Œuvres complètes de Buffon, éd. Lanessan/Histoire naturelle des minéraux/Craie de Briançon

CRAIE DE BRIANÇON

Cette pierre n’est pas plus craie que la craie d’Espagne, c’est également une pierre talqueuse, et presque même un véritable talc ; elle n’en diffère qu’en ce que les lames dont elle est composée sont moins solides que celles du talc, et se divisent plus aisément en parcelles micacées, qui sont un peu plus aigres au toucher que les particules du talc : cette pierre n’est donc qu’un talc imparfait[1], c’est-à-dire un agrégat de particules d’un mica qui n’a pas encore subi tous les degrés de l’atténuation nécessaire pour devenir talc ; mais le fond de sa substance est la même ; sa dureté, sa densité sont aussi à très peu près les mêmes[2], et ses autres propriétés n’en diffèrent que du moins au plus ; car, après le talc, c’est de toutes les stéatites la plus tendre et la plus douce au toucher ; on la trouve plus fréquemment et en plus grandes masses que les talcs ; elle s’offre aussi en différents états dans ses carrières, et on la distingue par la qualité de ses parties constituantes qui sont plus ou moins fines ou grossières.
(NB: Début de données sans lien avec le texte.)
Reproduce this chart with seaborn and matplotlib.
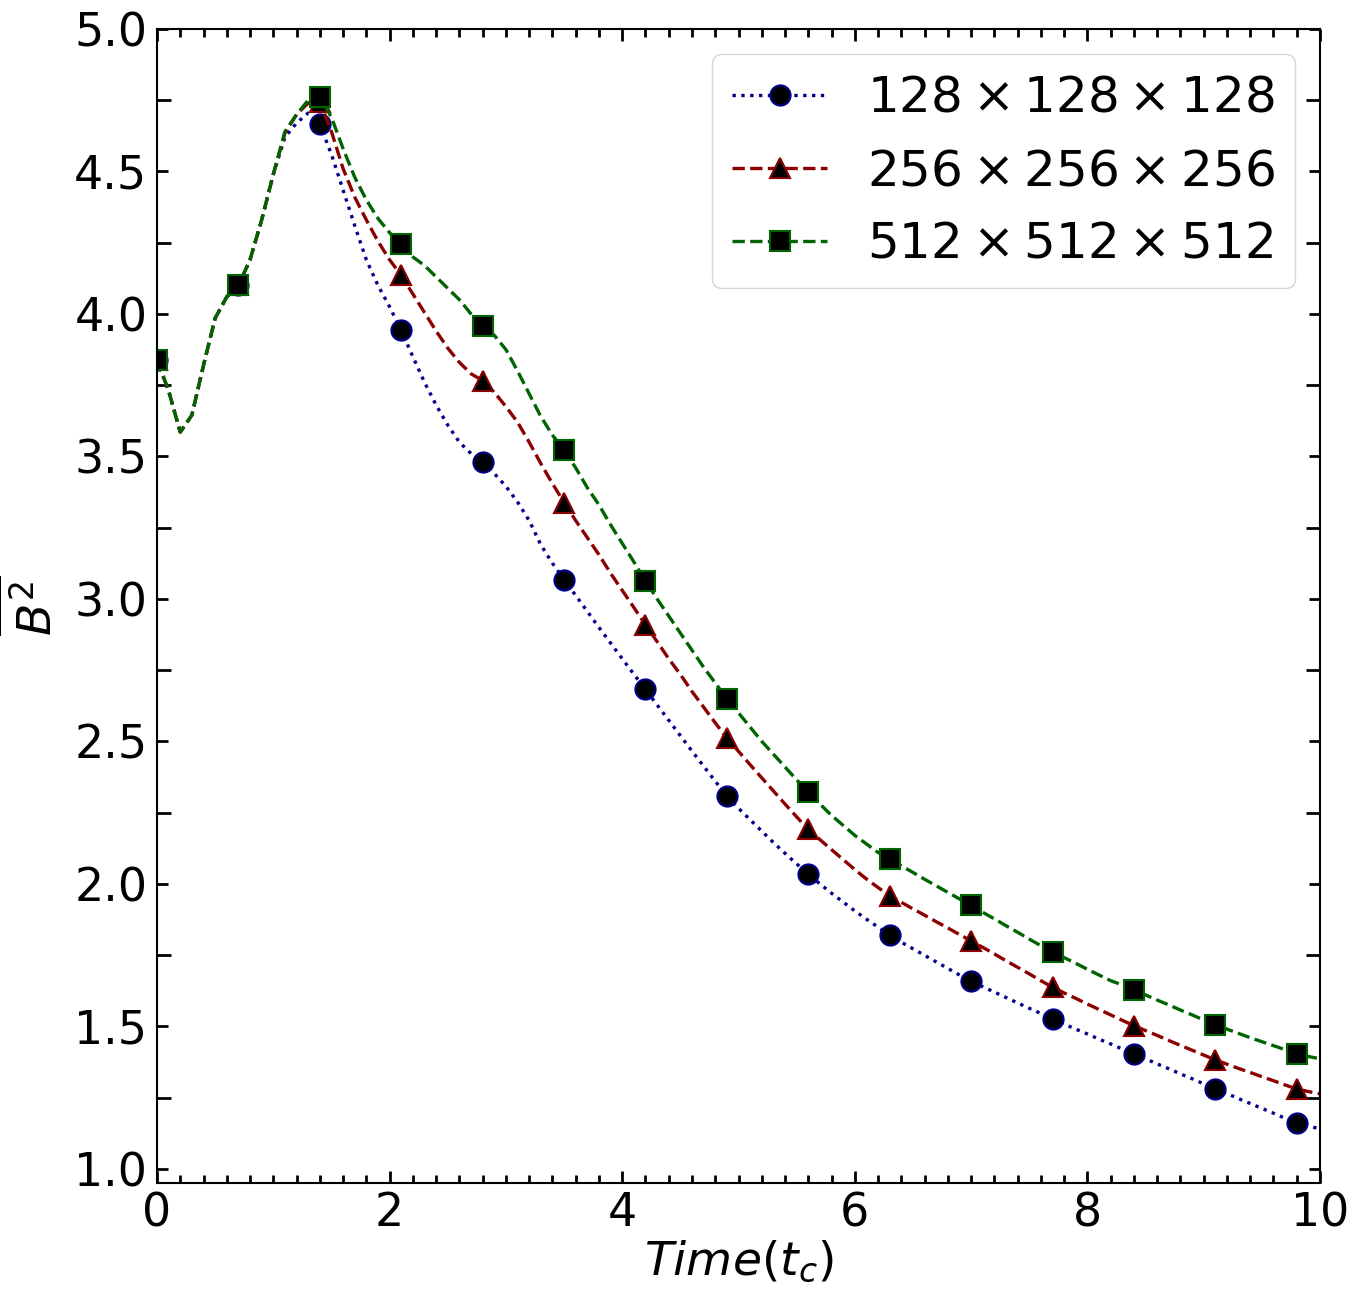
import numpy as np
import pandas as pd
import matplotlib
matplotlib.use("Agg")
import matplotlib.pyplot as plt
from matplotlib.ticker import MultipleLocator
import seaborn as sns

# time axis (t_c), sampled every 0.1
time = np.round(np.linspace(0.0, 10.0, 101), 1)

early = [3.84, 3.73, 3.585, 3.645, 3.82, 3.985, 4.06, 4.10, 4.19, 4.33, 4.49]

b2_128 = early + [
    4.62, 4.67, 4.705, 4.665,
    4.56, 4.435, 4.31, 4.19, 4.10, 4.025, 3.942,
    3.85, 3.76, 3.68, 3.61, 3.55, 3.51, 3.479,
    3.44, 3.395, 3.34, 3.275, 3.19, 3.125, 3.068,
    3.012, 2.956, 2.90, 2.845, 2.79, 2.736, 2.682,
    2.628, 2.574, 2.52, 2.466, 2.413, 2.36, 2.308,
    2.265, 2.225, 2.185, 2.145, 2.107, 2.07, 2.034,
    2.0, 1.967, 1.936, 1.905, 1.876, 1.848, 1.82,
    1.795, 1.772, 1.749, 1.726, 1.703, 1.68, 1.658,
    1.639, 1.62, 1.601, 1.582, 1.563, 1.545, 1.526,
    1.508, 1.49, 1.473, 1.455, 1.438, 1.42, 1.403,
    1.386, 1.368, 1.351, 1.333, 1.316, 1.298, 1.281,
    1.264, 1.246, 1.229, 1.212, 1.195, 1.177, 1.16,
    1.15, 1.14,
]

b2_256 = early + [
    4.635, 4.70, 4.74, 4.744,
    4.64, 4.51, 4.41, 4.33, 4.255, 4.19, 4.135,
    4.07, 4.005, 3.94, 3.88, 3.83, 3.79, 3.766,
    3.725, 3.675, 3.62, 3.55, 3.475, 3.405, 3.338,
    3.275, 3.215, 3.155, 3.09, 3.03, 2.97, 2.909,
    2.85, 2.79, 2.735, 2.675, 2.62, 2.565, 2.511,
    2.465, 2.418, 2.372, 2.326, 2.28, 2.235, 2.191,
    2.155, 2.12, 2.085, 2.05, 2.017, 1.987, 1.958,
    1.935, 1.912, 1.89, 1.867, 1.845, 1.822, 1.80,
    1.777, 1.754, 1.73, 1.707, 1.684, 1.66, 1.637,
    1.617, 1.598, 1.578, 1.559, 1.54, 1.521, 1.502,
    1.485, 1.468, 1.45, 1.433, 1.416, 1.399, 1.382,
    1.367, 1.352, 1.338, 1.323, 1.309, 1.294, 1.28,
    1.271, 1.263,
]

b2_512 = early + [
    4.64, 4.70, 4.75, 4.762,
    4.69, 4.58, 4.48, 4.40, 4.335, 4.285, 4.245,
    4.20, 4.17, 4.13, 4.09, 4.05, 4.00, 3.958,
    3.925, 3.875, 3.80, 3.72, 3.64, 3.575, 3.522,
    3.46, 3.39, 3.33, 3.26, 3.195, 3.13, 3.063,
    3.00, 2.94, 2.88, 2.82, 2.76, 2.705, 2.649,
    2.60, 2.55, 2.50, 2.455, 2.41, 2.365, 2.323,
    2.28, 2.24, 2.205, 2.17, 2.14, 2.11, 2.087,
    2.063, 2.04, 2.016, 1.993, 1.97, 1.947, 1.924,
    1.90, 1.877, 1.853, 1.83, 1.806, 1.783, 1.761,
    1.741, 1.721, 1.70, 1.68, 1.66, 1.645, 1.628,
    1.61, 1.592, 1.575, 1.557, 1.54, 1.522, 1.505,
    1.49, 1.475, 1.46, 1.446, 1.432, 1.418, 1.403,
    1.394, 1.386,
]

labels = [r"$128\times128\times128$", r"$256\times256\times256$", r"$512\times512\times512$"]
series = [b2_128, b2_256, b2_512]
colors = ["darkblue", "darkred", "darkgreen"]
styles = [":", "--", "--"]
markers = ["o", "^", "s"]

W, H = 1360, 1299
fig = plt.figure(figsize=(W / 100, H / 100), dpi=100)
ax = fig.add_axes([157 / W, 1 - 1183 / H, (1320 - 157) / W, (1183 - 29) / H])

for y, lab, c, ls, m in zip(series, labels, colors, styles, markers):
    df = pd.DataFrame({"t": time, "B2": y})
    sns.lineplot(data=df, x="t", y="B2", ax=ax, color=c, linestyle=ls, lw=2.4,
                 marker=m, markersize=14.5, markerfacecolor="black",
                 markeredgecolor=c, markeredgewidth=1.5, markevery=7,
                 label=lab)

ax.set_xlim(0, 10)
ax.set_ylim(0.95, 5.0)
ax.xaxis.set_major_locator(MultipleLocator(2))
ax.xaxis.set_minor_locator(MultipleLocator(0.2))
ax.yaxis.set_major_locator(MultipleLocator(0.5))
ax.yaxis.set_minor_locator(MultipleLocator(0.25))

ax.tick_params(which="both", direction="in", top=True, right=True, width=2)
ax.tick_params(axis="x", which="major", length=8.5, pad=6, labelsize=33)
ax.tick_params(axis="x", which="minor", length=5.8)
ax.tick_params(axis="y", which="major", length=7.8, pad=7, labelsize=33)
ax.tick_params(axis="y", which="minor", length=10)
for sp in ax.spines.values():
    sp.set_linewidth(1.5)

ax.set_xlabel(r"$Time(t_c)$", fontsize=34, labelpad=2)
ax.set_ylabel(r"$\overline{B^2}$", fontsize=34, labelpad=8)

ax.legend(loc="upper right", fontsize=36, handlelength=1.9)

fig.savefig("out.png", dpi=100)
La plus fine est presque aussi transparente que le talc lorsqu’elle est réduite à une petite épaisseur, et ne paraît différer du vrai talc qu’en ce que les lames qui la composent ne sont pas lisses, et qu’elles ont à leur surface des stries et des tubercules ; en sorte que, quand on veut séparer ces lames, elles ne se détachent pas les unes des autres comme dans les talcs, mais qu’elles se brisent en petites écailles, cette craie est donc un talc qui n’a pas acquis toute sa perfection ; celui qu’on appelle talc de Venise ou de Naples est absolument de la même nature, et on se sert également de leur poudre pour faire le fard blanc et la base du rouge dont nos femmes font un usage agréable aux yeux, mais déplaisant au toucher.


Notes de Buffon
  1. « La craie de Briançon, dit très bien M. Pott, est plutôt une espèce de talc qu’une stéatite. » Mémoires de l’Académie de Berlin, année 1747, p. 68. — Divers auteurs témoignent que la Suède fournit la même production, continue M. Pott, et en particulier Broëmel, dont voici les paroles : « Le talc talgstein ou grysteen est une matière semblable à la pierre ollaire qu’on peut fendre, tourner et travailler comme le bois, pour en faire diverses pièces de vaisselle de cuisine qui s’échauffent au moindre feu. On en trouve auprès de Hundohl dans le Jemptland ; elle sert aussi à faire des foyers, des fourneaux et des briques. Il s’en rencontre une autre espèce à Kieremecki, paroisse de Savola, et à Nerkie. J’en ai reçu une espèce beaucoup plus belle, verdâtre et à demi transparente, de Wermeland et des mines de Sahlberg… » Mémoires de l’Académie de Berlin, année 1747, p. 68.
  2. La pesanteur spécifique du talc de Moscovie est de 27 917 ; celle de la craie de Briançon grossière, c’est-à-dire qui se délite en feuilles comme le talc, est de 27 274, et celle de la craie de Briançon fine est de 26 689, à peu près égale à celle du mica jaune.